INFORMATION SHOWN
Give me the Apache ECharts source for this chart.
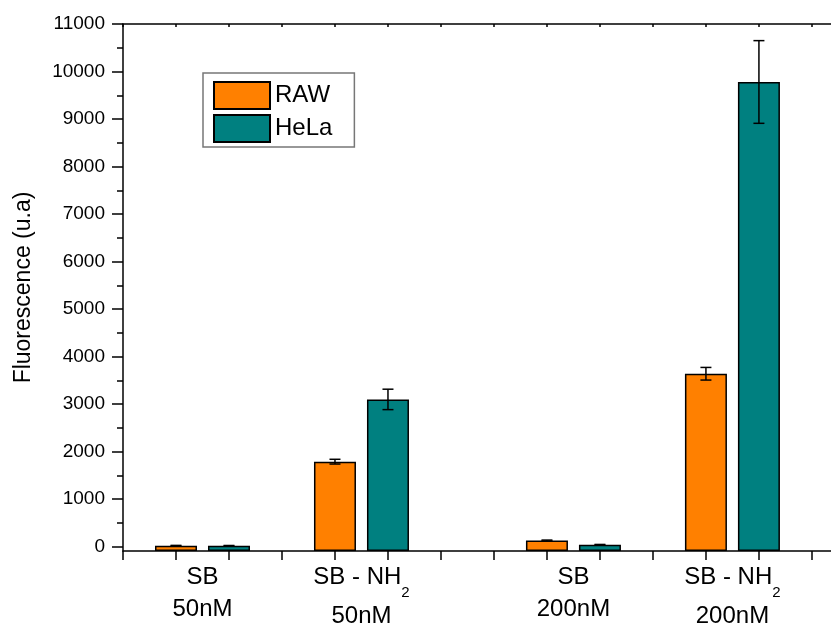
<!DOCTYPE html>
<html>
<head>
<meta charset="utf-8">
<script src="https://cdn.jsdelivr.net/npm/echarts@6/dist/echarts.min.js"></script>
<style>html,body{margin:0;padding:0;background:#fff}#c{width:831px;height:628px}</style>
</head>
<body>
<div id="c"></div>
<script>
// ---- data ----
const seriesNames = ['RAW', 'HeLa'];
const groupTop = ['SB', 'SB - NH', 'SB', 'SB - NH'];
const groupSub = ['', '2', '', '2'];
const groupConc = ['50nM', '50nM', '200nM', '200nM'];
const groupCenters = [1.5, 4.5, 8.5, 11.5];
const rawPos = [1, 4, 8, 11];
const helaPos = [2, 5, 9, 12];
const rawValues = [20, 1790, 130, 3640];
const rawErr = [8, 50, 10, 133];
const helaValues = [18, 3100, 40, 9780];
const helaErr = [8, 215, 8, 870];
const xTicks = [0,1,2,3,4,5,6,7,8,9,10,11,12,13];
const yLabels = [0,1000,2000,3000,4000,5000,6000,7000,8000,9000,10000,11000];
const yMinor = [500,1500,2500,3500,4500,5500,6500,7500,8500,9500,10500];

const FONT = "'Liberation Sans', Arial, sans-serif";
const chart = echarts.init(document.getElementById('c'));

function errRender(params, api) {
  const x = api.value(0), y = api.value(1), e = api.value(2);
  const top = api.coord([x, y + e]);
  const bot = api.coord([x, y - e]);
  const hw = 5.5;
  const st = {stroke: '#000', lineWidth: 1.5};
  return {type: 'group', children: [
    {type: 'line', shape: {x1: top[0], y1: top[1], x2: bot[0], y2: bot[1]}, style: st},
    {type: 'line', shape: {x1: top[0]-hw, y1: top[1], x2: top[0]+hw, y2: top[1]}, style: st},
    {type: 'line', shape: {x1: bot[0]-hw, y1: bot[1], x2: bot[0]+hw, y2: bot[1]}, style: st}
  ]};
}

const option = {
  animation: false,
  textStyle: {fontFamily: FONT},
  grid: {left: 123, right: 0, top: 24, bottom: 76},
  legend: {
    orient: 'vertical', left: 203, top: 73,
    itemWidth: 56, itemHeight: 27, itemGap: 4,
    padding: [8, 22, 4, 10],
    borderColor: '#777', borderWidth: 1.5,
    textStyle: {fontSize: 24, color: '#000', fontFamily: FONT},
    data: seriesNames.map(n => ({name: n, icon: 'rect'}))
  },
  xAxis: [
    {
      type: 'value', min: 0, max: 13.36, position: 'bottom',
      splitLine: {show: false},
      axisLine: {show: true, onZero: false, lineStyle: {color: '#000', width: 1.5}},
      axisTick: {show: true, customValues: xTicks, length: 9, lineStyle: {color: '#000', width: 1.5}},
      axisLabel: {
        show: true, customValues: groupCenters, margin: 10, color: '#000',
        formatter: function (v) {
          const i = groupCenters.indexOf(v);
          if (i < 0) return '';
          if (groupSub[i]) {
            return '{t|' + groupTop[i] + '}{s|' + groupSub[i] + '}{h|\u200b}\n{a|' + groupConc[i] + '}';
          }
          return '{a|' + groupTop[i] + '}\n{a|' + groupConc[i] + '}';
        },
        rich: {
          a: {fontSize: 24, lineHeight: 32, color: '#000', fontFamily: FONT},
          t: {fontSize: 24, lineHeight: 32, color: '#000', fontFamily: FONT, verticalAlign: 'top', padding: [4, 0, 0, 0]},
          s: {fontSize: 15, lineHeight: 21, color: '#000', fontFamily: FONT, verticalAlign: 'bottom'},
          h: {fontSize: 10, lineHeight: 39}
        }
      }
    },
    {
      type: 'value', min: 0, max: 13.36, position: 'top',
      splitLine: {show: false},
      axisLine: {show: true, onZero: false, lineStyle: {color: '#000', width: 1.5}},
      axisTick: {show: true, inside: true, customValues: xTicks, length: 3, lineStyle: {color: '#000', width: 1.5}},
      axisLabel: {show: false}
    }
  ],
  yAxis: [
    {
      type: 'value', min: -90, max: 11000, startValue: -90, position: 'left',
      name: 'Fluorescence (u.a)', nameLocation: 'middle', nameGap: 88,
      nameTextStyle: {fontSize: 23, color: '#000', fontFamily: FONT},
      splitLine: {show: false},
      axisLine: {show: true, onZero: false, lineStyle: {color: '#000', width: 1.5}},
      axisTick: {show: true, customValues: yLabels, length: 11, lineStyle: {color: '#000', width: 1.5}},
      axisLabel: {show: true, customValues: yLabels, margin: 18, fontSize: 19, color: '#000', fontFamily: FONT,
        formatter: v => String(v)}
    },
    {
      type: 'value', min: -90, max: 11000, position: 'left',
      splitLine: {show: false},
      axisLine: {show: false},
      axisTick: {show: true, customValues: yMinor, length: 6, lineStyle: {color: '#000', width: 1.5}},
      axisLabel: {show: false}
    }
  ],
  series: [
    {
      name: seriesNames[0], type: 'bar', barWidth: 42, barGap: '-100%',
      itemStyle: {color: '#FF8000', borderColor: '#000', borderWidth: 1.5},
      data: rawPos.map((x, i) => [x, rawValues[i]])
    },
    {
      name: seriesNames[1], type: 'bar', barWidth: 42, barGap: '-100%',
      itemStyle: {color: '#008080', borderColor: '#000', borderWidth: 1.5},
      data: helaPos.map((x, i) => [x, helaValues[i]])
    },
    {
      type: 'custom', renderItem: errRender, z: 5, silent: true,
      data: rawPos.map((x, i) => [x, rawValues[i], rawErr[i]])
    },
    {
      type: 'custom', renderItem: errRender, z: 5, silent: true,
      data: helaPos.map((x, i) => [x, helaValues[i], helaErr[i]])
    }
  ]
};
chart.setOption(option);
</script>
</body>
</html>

TASK
Except for the pictures, reproduce every line exactly.

SOLUTION
Give me the Apache ECharts source for this chart.
<!DOCTYPE html>
<html>
<head>
<meta charset="utf-8">
<script src="https://cdn.jsdelivr.net/npm/echarts@6/dist/echarts.min.js"></script>
<style>html,body{margin:0;padding:0;background:#fff}#c{width:831px;height:628px}</style>
</head>
<body>
<div id="c"></div>
<script>
// ---- data ----
const seriesNames = ['RAW', 'HeLa'];
const groupTop = ['SB', 'SB - NH', 'SB', 'SB - NH'];
const groupSub = ['', '2', '', '2'];
const groupConc = ['50nM', '50nM', '200nM', '200nM'];
const groupCenters = [1.5, 4.5, 8.5, 11.5];
const rawPos = [1, 4, 8, 11];
const helaPos = [2, 5, 9, 12];
const rawValues = [20, 1790, 130, 3640];
const rawErr = [8, 50, 10, 133];
const helaValues = [18, 3100, 40, 9780];
const helaErr = [8, 215, 8, 870];
const xTicks = [0,1,2,3,4,5,6,7,8,9,10,11,12,13];
const yLabels = [0,1000,2000,3000,4000,5000,6000,7000,8000,9000,10000,11000];
const yMinor = [500,1500,2500,3500,4500,5500,6500,7500,8500,9500,10500];

const FONT = "'Liberation Sans', Arial, sans-serif";
const chart = echarts.init(document.getElementById('c'));

function errRender(params, api) {
  const x = api.value(0), y = api.value(1), e = api.value(2);
  const top = api.coord([x, y + e]);
  const bot = api.coord([x, y - e]);
  const hw = 5.5;
  const st = {stroke: '#000', lineWidth: 1.5};
  return {type: 'group', children: [
    {type: 'line', shape: {x1: top[0], y1: top[1], x2: bot[0], y2: bot[1]}, style: st},
    {type: 'line', shape: {x1: top[0]-hw, y1: top[1], x2: top[0]+hw, y2: top[1]}, style: st},
    {type: 'line', shape: {x1: bot[0]-hw, y1: bot[1], x2: bot[0]+hw, y2: bot[1]}, style: st}
  ]};
}

const option = {
  animation: false,
  textStyle: {fontFamily: FONT},
  grid: {left: 123, right: 0, top: 24, bottom: 76},
  legend: {
    orient: 'vertical', left: 203, top: 73,
    itemWidth: 56, itemHeight: 27, itemGap: 4,
    padding: [8, 22, 4, 10],
    borderColor: '#777', borderWidth: 1.5,
    textStyle: {fontSize: 24, color: '#000', fontFamily: FONT},
    data: seriesNames.map(n => ({name: n, icon: 'rect'}))
  },
  xAxis: [
    {
      type: 'value', min: 0, max: 13.36, position: 'bottom',
      splitLine: {show: false},
      axisLine: {show: true, onZero: false, lineStyle: {color: '#000', width: 1.5}},
      axisTick: {show: true, customValues: xTicks, length: 9, lineStyle: {color: '#000', width: 1.5}},
      axisLabel: {
        show: true, customValues: groupCenters, margin: 10, color: '#000',
        formatter: function (v) {
          const i = groupCenters.indexOf(v);
          if (i < 0) return '';
          if (groupSub[i]) {
            return '{t|' + groupTop[i] + '}{s|' + groupSub[i] + '}{h|\u200b}\n{a|' + groupConc[i] + '}';
          }
          return '{a|' + groupTop[i] + '}\n{a|' + groupConc[i] + '}';
        },
        rich: {
          a: {fontSize: 24, lineHeight: 32, color: '#000', fontFamily: FONT},
          t: {fontSize: 24, lineHeight: 32, color: '#000', fontFamily: FONT, verticalAlign: 'top', padding: [4, 0, 0, 0]},
          s: {fontSize: 15, lineHeight: 21, color: '#000', fontFamily: FONT, verticalAlign: 'bottom'},
          h: {fontSize: 10, lineHeight: 39}
        }
      }
    },
    {
      type: 'value', min: 0, max: 13.36, position: 'top',
      splitLine: {show: false},
      axisLine: {show: true, onZero: false, lineStyle: {color: '#000', width: 1.5}},
      axisTick: {show: true, inside: true, customValues: xTicks, length: 3, lineStyle: {color: '#000', width: 1.5}},
      axisLabel: {show: false}
    }
  ],
  yAxis: [
    {
      type: 'value', min: -90, max: 11000, startValue: -90, position: 'left',
      name: 'Fluorescence (u.a)', nameLocation: 'middle', nameGap: 88,
      nameTextStyle: {fontSize: 23, color: '#000', fontFamily: FONT},
      splitLine: {show: false},
      axisLine: {show: true, onZero: false, lineStyle: {color: '#000', width: 1.5}},
      axisTick: {show: true, customValues: yLabels, length: 11, lineStyle: {color: '#000', width: 1.5}},
      axisLabel: {show: true, customValues: yLabels, margin: 18, fontSize: 19, color: '#000', fontFamily: FONT,
        formatter: v => String(v)}
    },
    {
      type: 'value', min: -90, max: 11000, position: 'left',
      splitLine: {show: false},
      axisLine: {show: false},
      axisTick: {show: true, customValues: yMinor, length: 6, lineStyle: {color: '#000', width: 1.5}},
      axisLabel: {show: false}
    }
  ],
  series: [
    {
      name: seriesNames[0], type: 'bar', barWidth: 42, barGap: '-100%',
      itemStyle: {color: '#FF8000', borderColor: '#000', borderWidth: 1.5},
      data: rawPos.map((x, i) => [x, rawValues[i]])
    },
    {
      name: seriesNames[1], type: 'bar', barWidth: 42, barGap: '-100%',
      itemStyle: {color: '#008080', borderColor: '#000', borderWidth: 1.5},
      data: helaPos.map((x, i) => [x, helaValues[i]])
    },
    {
      type: 'custom', renderItem: errRender, z: 5, silent: true,
      data: rawPos.map((x, i) => [x, rawValues[i], rawErr[i]])
    },
    {
      type: 'custom', renderItem: errRender, z: 5, silent: true,
      data: helaPos.map((x, i) => [x, helaValues[i], helaErr[i]])
    }
  ]
};
chart.setOption(option);
</script>
</body>
</html>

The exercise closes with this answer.